Earlier today I was doing a round of housecleaning-- sweeping, vacuuming, etc. I have to wear lace-up shoes while doing this -- not only for the psychological benefits of taking your housecleaning seriously, but mostly because I used to live in a part of the US in which the brown recluse spider was common. They are poisonous to nearly everyone, but some individuals are especially allergic to their venom. One year while I was in graduate school there was a horrible case in the news -- a woman had been vacuuming her home while barefoot and disturbed the spider, which bit her. She was really allergic and fell into a coma. By the time she woke up (I think several months later) all of her arms and legs had been amputated to save her life. So, ever since, I vacuum only while well-shod.
Anyway. My running shoes were caked with mud from taking the dogs to the park yesterday, so for some reason I pulled out my old hi-top Converse sneakers, which I haven't really worn in ages. They're splattered with paint from when we moved into this house -- but even long before that they weren't in my regular rotation. But wearing them as I cleaned made me feel pretty happy -- it's hard not to feel cool in Chucks. They were one of the few seriously symbolic pieces of clothing I've ever owned.
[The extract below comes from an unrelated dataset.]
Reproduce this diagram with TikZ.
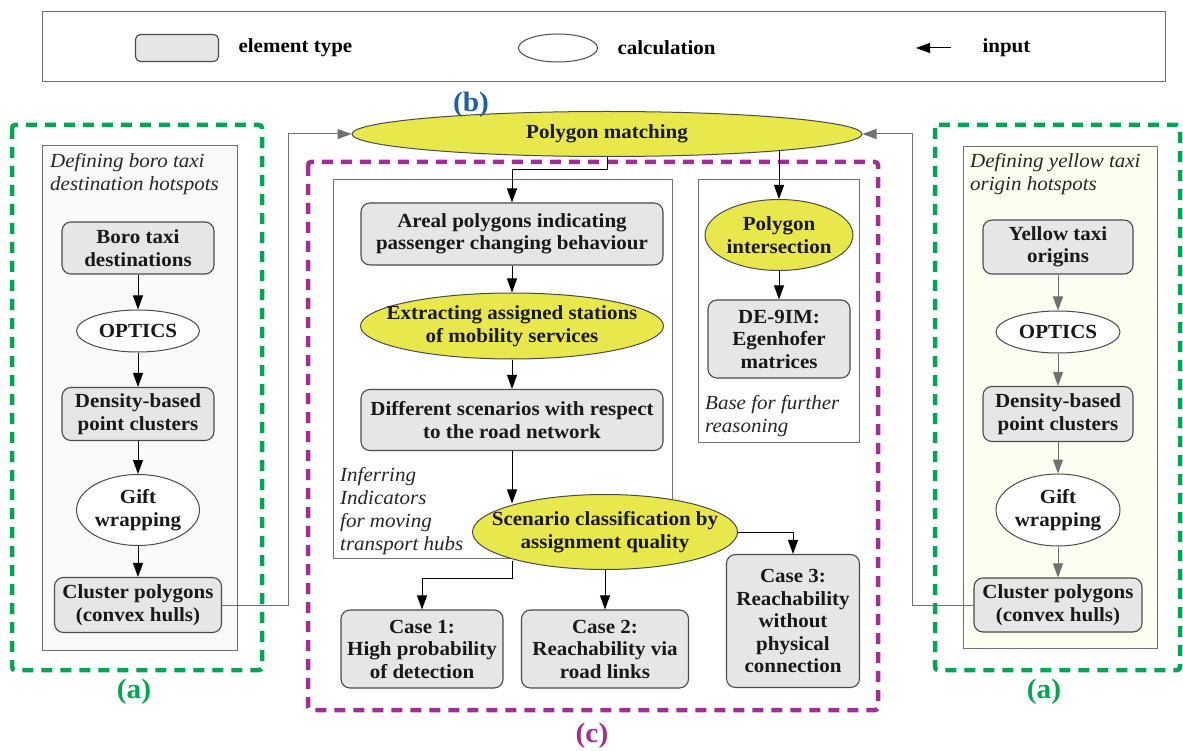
\documentclass[tikz,border=0pt]{standalone}
\usepackage{fontspec}
\setmainfont{Liberation Serif}[FakeStretch=1.05]
\usetikzlibrary{shapes.geometric,arrows.meta,positioning}
\definecolor{elemfill}{HTML}{E6E6E6}
\definecolor{calcyellow}{HTML}{E8E84C}
\definecolor{boxline}{HTML}{4A4A4A}
\definecolor{groupline}{HTML}{707070}
\definecolor{feedgray}{HTML}{707070}
\definecolor{hotgreen}{HTML}{00A651}
\definecolor{caseviolet}{HTML}{A32D98}
\definecolor{matchblue}{HTML}{1F5FA8}
\definecolor{leftfill}{HTML}{F9F9F7}
\definecolor{rightfill}{HTML}{FDFDF2}
\newcommand\boxfont{\fontsize{20}{22.5}\selectfont\bfseries}
\newcommand\notefont{\fontsize{20}{23}\selectfont\itshape}
\newcommand\legendfont{\fontsize{20}{22}\selectfont\bfseries}
\newcommand\tagfont{\fontsize{28}{30}\selectfont\bfseries}
\tikzset{
  elem/.style={draw=boxline, fill=elemfill, rounded corners=9pt, line width=1.1pt,
    align=center, font=\boxfont, text=black!90, inner sep=0pt},
  calc/.style={ellipse, draw=boxline, fill=white, line width=1pt,
    align=center, font=\boxfont, text=black!90, inner xsep=-40pt, inner ysep=0pt},
  calcy/.style={calc, fill=calcyellow},
  flow/.style={-{Triangle[length=14pt,width=10pt]}, line width=1pt},
  feed/.style={flow, draw=feedgray},
  group/.style={draw=groupline, line width=1pt},
  hotspot/.style={draw=hotgreen, line width=4.5pt, dash pattern=on 11pt off 8pt, rounded corners=3pt},
  cases/.style={draw=caseviolet, line width=4.5pt, dash pattern=on 11pt off 8pt, rounded corners=3pt},
  note/.style={font=\notefont, text=black!85, align=left, inner sep=0pt, anchor=north west},
  tag/.style={font=\tagfont}
}
\begin{document}
\begin{tikzpicture}[x=1pt,y=-1pt]
  \useasboundingbox (0,0) rectangle (1183,751);

  \draw[groupline, line width=1pt, fill=white] (42,12) rectangle (1165,82);
  \node[elem, rounded corners=5pt, minimum width=83pt, minimum height=27pt] (legElem) at (177,48) {};
  \node[font=\legendfont, right=16pt of legElem] (legElemTxt) {element type};
  \node[calc, minimum width=79pt, minimum height=28pt] (legCalc) at (558,48) {};
  \node[font=\legendfont, right=16pt of legCalc] (legCalcTxt) {calculation};
  \coordinate (legTail) at (951,48);
  \coordinate (legTip) at (916,48);
  \draw[flow] (legTail) -- (legTip);
  \node[font=\legendfont, right=28pt of legTail] (legInputTxt) {input};

  \draw[hotspot] (12,125) rectangle (262,670);
  \draw[group, fill=leftfill] (42,146) rectangle (237,650);
  \draw[hotspot] (935,125) rectangle (1180,670);
  \draw[group, fill=rightfill] (963,147) rectangle (1157,648);
  \draw[cases] (308,162) rectangle (878,710);
  \draw[group, fill=white] (333,180) rectangle (672,558);
  \draw[group, fill=white] (698,180) rectangle (859,442);

  \node[note] (noteBoro) at (50,153) {Defining boro taxi\\destination hotspots};
  \node[note] (noteYellow) at (970,153) {Defining yellow taxi\\origin hotspots};
  \node[note] (noteInfer) at (340,467) {Inferring\\Indicators\\for moving\\transport hubs};
  \node[note] (noteBase) at (705,395) {Base for further\\reasoning};

  \node[elem, minimum width=152pt, minimum height=52pt] (boroDest) at (138,248) {Boro taxi\\destinations};
  \node[calc, minimum width=123pt, minimum height=42pt] (opticsL) at (138,331) {OPTICS};
  \node[elem, minimum width=152pt, minimum height=53pt] (densL) at (138,414) {Density-based\\point clusters};
  \node[calc, minimum width=123pt, minimum height=71pt] (giftL) at (138,510) {Gift\\wrapping};
  \node[elem, minimum width=167pt, minimum height=55pt] (clusterL) at (138,605) {Cluster polygons\\(convex hulls)};

  \node[elem, minimum width=150pt, minimum height=54pt] (yellowOrig) at (1058,247) {Yellow taxi\\origins};
  \node[calc, minimum width=124pt, minimum height=42pt] (opticsR) at (1058,332) {OPTICS};
  \node[elem, minimum width=150pt, minimum height=55pt] (densR) at (1058,414) {Density-based\\point clusters};
  \node[calc, minimum width=124pt, minimum height=72pt] (giftR) at (1058,510) {Gift\\wrapping};
  \node[elem, minimum width=168pt, minimum height=54pt] (clusterR) at (1058,605) {Cluster polygons\\(convex hulls)};

  \node[calcy, minimum width=510pt, minimum height=45pt] (match) at (607,134) {Polygon matching};
  \node[elem, minimum width=302pt, minimum height=62pt] (areal) at (512,234) {Areal polygons indicating\\passenger changing behaviour};
  \node[calcy, minimum width=303pt, minimum height=66pt] (extract) at (512,326) {Extracting assigned stations\\of mobility services};
  \node[elem, minimum width=302pt, minimum height=61pt] (scenarios) at (512,420) {Different scenarios with respect\\to the road network};
  \node[calcy, minimum width=265pt, minimum height=75pt] (classify) at (605,532) {Scenario classification by\\assignment quality};
  \node[elem, minimum width=162pt, minimum height=78pt] (caseOne) at (422,649) {Case 1:\\High probability\\of detection};
  \node[elem, minimum width=167pt, minimum height=78pt] (caseTwo) at (605,649) {Case 2:\\Reachability via\\road links};
  \node[elem, minimum width=133pt, minimum height=133pt] (caseThree) at (793,621) {Case 3:\\Reachability\\without\\physical\\connection};
  \node[calcy, minimum width=148pt, minimum height=71pt] (intersect) at (779,235) {Polygon\\intersection};
  \node[elem, minimum width=142pt, minimum height=78pt] (egenhofer) at (779,339) {DE-9IM:\\Egenhofer\\matrices};

  \draw[flow] (boroDest) -- (opticsL);
  \draw[flow] (opticsL) -- (densL);
  \draw[flow] (densL) -- (giftL);
  \draw[flow] (giftL) -- (clusterL);
  \begin{scope}[feed]
    \draw (yellowOrig) -- (opticsR);
    \draw (opticsR) -- (densR);
    \draw (densR) -- (giftR);
    \draw (giftR) -- (clusterR);
    \draw (clusterL.east) -- ++(66,0) |- (match.west);
    \draw (clusterR.west) -- ++(-61,0) |- (match.east);
  \end{scope}

  \draw[flow] (match.south) -- ++(0,13) -| (areal.north);
  \draw[flow] (intersect.north |- match.-5.5) -- (intersect.north);
  \draw[flow] (areal) -- (extract);
  \draw[flow] (extract) -- (scenarios);
  \draw[flow] (scenarios.south) -- (scenarios.south |- classify.162);
  \draw[flow] (scenarios.south |- classify.198) -- ++(0,18) -| (caseOne.north);
  \draw[flow] (classify.south) -- (caseTwo.north);
  \draw[flow] (classify.east) -| (caseThree.north);
  \draw[flow] (intersect) -- (egenhofer);

  \node[tag, text=hotgreen] (tagBoro) at (134,692) {(a)};
  \node[tag, text=hotgreen] (tagYellow) at (1044,692) {(a)};
  \node[tag, text=matchblue] (tagMatch) at (471,105) {(b)};
  \node[tag, text=caseviolet] (tagCases) at (592,736) {(c)};
\end{tikzpicture}
\end{document}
I got my first pair -- black, of course -- sometime during high school. I was mostly wearing boots all the time (a kind of elfen pair and a punkier suede with those fireman jacket buckles all the way up the side), but Chucks were cool for summer.
By the time I went to university, I had my old black pair and new yellow ones. This was the early/mid-80s, so they were perfect with mini-skirts, with brightly colored leggings, and the enormous wrinkly satin shirts that were really hip my freshman year. I went to school on the East Coast, at a place full of preppies -- serious old-money preppies, not the wanna-bes who just shopped JCrew. So the Converse were a kind of signal for those of us in the soon-to-be underground. All the freshmen were housed in dorms in one part of campus, and so I soon knew that there was a girl with red ones 2 buildings over. Somebody came up to me a few weeks into the term and said, "hey, you're the girl with the yellow Chucks, right?"
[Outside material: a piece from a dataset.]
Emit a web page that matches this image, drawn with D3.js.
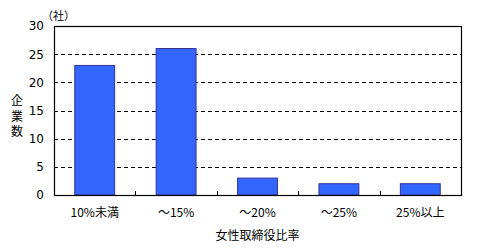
<!DOCTYPE html>
<html>
<head>
<meta charset="utf-8">
<script src="https://cdn.jsdelivr.net/npm/d3@7"></script>
<style>
  body { margin: 0; background: #fff; }
  text { font-family: "Noto Sans CJK JP", "DejaVu Sans", sans-serif; fill: #000; }
</style>
</head>
<body>
<svg id="chart"></svg>
<script>
var categories = ['10%未満', '～15%', '～20%', '～25%', '25%以上'];
var counts = [23, 26, 3, 2, 2];
var yTicks = [0, 5, 10, 15, 20, 25, 30];

var width = 477;
var height = 250;
var margin = { top: 26, bottom: 55, left: 54, right: 16 };

var svg = d3.select('#chart')
            .attr('width', width)
            .attr('height', height);

var xScale = d3.scaleBand()
               .domain(categories)
               .range([margin.left, width - margin.right])
               .paddingInner(0)
               .paddingOuter(0);

var yScale = d3.scaleLinear()
               .domain([0, 30])
               .range([height - margin.bottom, margin.top]);

// dashed grid lines
svg.append('g')
   .selectAll('line')
   .data(yTicks.filter(function(d){ return d > 0 && d < 30; }))
   .enter().append('line')
   .attr('x1', margin.left)
   .attr('x2', width - margin.right)
   .attr('y1', function(d){ return Math.round(yScale(d)) + 0.5; })
   .attr('y2', function(d){ return Math.round(yScale(d)) + 0.5; })
   .attr('stroke', '#000')
   .attr('stroke-width', 1)
   .attr('stroke-dasharray', '4,3');

// bars
var barW = xScale.bandwidth() * 0.49;
svg.append('g')
   .selectAll('rect')
   .data(counts)
   .enter().append('rect')
   .attr('x', function(d, i){ return xScale(categories[i]) + (xScale.bandwidth() - barW) / 2; })
   .attr('y', function(d){ return yScale(d); })
   .attr('width', barW)
   .attr('height', function(d){ return yScale(0) - yScale(d); })
   .attr('fill', '#3366ff')
   .attr('stroke', '#333399')
   .attr('stroke-width', 1);

// plot frame
svg.append('rect')
   .attr('x', margin.left + 0.5)
   .attr('y', margin.top + 0.5)
   .attr('width', width - margin.right - margin.left)
   .attr('height', height - margin.bottom - margin.top)
   .attr('fill', 'none')
   .attr('stroke', '#000')
   .attr('stroke-width', 1.2);

// y axis labels
var yAxis = d3.axisLeft(yScale).tickValues(yTicks).tickSize(0).tickPadding(10);
svg.append('g')
   .attr('transform', 'translate(' + margin.left + ',0)')
   .call(yAxis)
   .call(function(g){ g.select('.domain').remove(); })
   .selectAll('text')
   .style('font-size', '12px')
   .style('font-family', '"DejaVu Sans", sans-serif');

// x axis: small inner ticks at category boundaries
var bounds = categories.slice(1).map(function(c){ return xScale(c); });
svg.append('g')
   .selectAll('line')
   .data(bounds)
   .enter().append('line')
   .attr('x1', function(d){ return Math.round(d) + 0.5; })
   .attr('x2', function(d){ return Math.round(d) + 0.5; })
   .attr('y1', yScale(0))
   .attr('y2', yScale(0) - 4)
   .attr('stroke', '#000')
   .attr('stroke-width', 1);

var xAxis = d3.axisBottom(xScale).tickSize(0).tickPadding(13);
svg.append('g')
   .attr('transform', 'translate(0,' + yScale(0) + ')')
   .call(xAxis)
   .call(function(g){ g.select('.domain').remove(); })
   .selectAll('text')
   .style('font-size', '12px')
   .style('font-family', '"Noto Sans CJK JP", sans-serif');

// axis titles
svg.append('text')
   .attr('x', (margin.left + width - margin.right) / 2)
   .attr('y', 240)
   .attr('text-anchor', 'middle')
   .style('font-size', '12px')
   .text('女性取締役比率');

var yTitle = ['企', '業', '数'];
svg.append('g')
   .selectAll('text')
   .data(yTitle)
   .enter().append('text')
   .attr('x', 17)
   .attr('y', function(d, i){ return 105 + i * 15.5; })
   .attr('text-anchor', 'middle')
   .style('font-size', '12px')
   .text(function(d){ return d; });

svg.append('text')
   .attr('x', 42)
   .attr('y', 20)
   .style('font-size', '11px')
   .text('（社）');
</script>
</body>
</html>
There were other signals we were all busy sending -- our haircuts, our t-shirts, our music -- but the Chucks were a big part of resisting the dominant style of the place (which tended towards khakis, perfect white t-shirts, those preppy jute(?) woven totebags, and loafers). They were a recognizable symbol of the margin -- a shared vocabulary that even the prepsters could read. (This was a seriously preppy place -- which made it really easy for us to be the cutting edge of alterna-fashion, 80s style. . . I was once stopped in the library by a guy who took a look at me and said "you like the Cure, right?" All of those signals were so important for us back then.)
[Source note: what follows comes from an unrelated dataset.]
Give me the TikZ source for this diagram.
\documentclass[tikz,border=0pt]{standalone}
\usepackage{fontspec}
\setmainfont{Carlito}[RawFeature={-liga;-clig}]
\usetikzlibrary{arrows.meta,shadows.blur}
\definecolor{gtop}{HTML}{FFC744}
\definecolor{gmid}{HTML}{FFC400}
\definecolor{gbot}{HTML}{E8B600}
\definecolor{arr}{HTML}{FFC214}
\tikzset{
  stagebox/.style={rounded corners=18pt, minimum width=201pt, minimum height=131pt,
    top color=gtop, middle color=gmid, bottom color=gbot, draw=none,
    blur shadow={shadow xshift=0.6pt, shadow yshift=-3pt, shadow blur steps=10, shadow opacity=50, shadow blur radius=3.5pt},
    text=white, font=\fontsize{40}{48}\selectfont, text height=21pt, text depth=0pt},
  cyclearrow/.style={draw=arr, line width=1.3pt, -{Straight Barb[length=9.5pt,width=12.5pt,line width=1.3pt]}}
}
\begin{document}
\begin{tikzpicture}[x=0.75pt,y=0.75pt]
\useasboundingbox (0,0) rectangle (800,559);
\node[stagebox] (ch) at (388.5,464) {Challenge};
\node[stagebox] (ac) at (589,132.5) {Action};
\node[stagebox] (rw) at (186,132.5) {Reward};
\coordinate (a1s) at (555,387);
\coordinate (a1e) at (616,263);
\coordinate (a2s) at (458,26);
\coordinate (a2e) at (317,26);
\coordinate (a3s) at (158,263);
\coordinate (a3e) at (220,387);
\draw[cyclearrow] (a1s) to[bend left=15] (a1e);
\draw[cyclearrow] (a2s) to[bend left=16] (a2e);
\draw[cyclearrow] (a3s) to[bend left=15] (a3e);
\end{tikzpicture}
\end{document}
Over the years since college I gradually stopped wearing Chucks -- partly because I was trying to look older, I guess -- and partly because my feet were finally protesting years of mistreatment. (Anybody else remember high-impact aerobics classes in the 80s?) I wore them sometimes in the summer, since summer clothes and shoes have always been so puzzling and problematic for me. (To this day, I wind up looking like a 12-year old boy or a camp counselor on the hottest days, if I'm not in my work clothes.) But the Chucks have been sitting in the corner of the closet for a long time.
Too long, I think. My best friend recently bought herself her first pair of Converse -- pink ones -- at the age of 40. She says it's one of the most happiness-generating purchases she's ever made. Wearing Chucks makes people respond to you differently, too, even if you are a nearing-middle-aged mom of 3. (her, not me.)
I might have to get a new pair -- not because of the paint, but because my aging feet seem to have spread out a bit. But I'm thinking it's time to regain some attitude for my feet.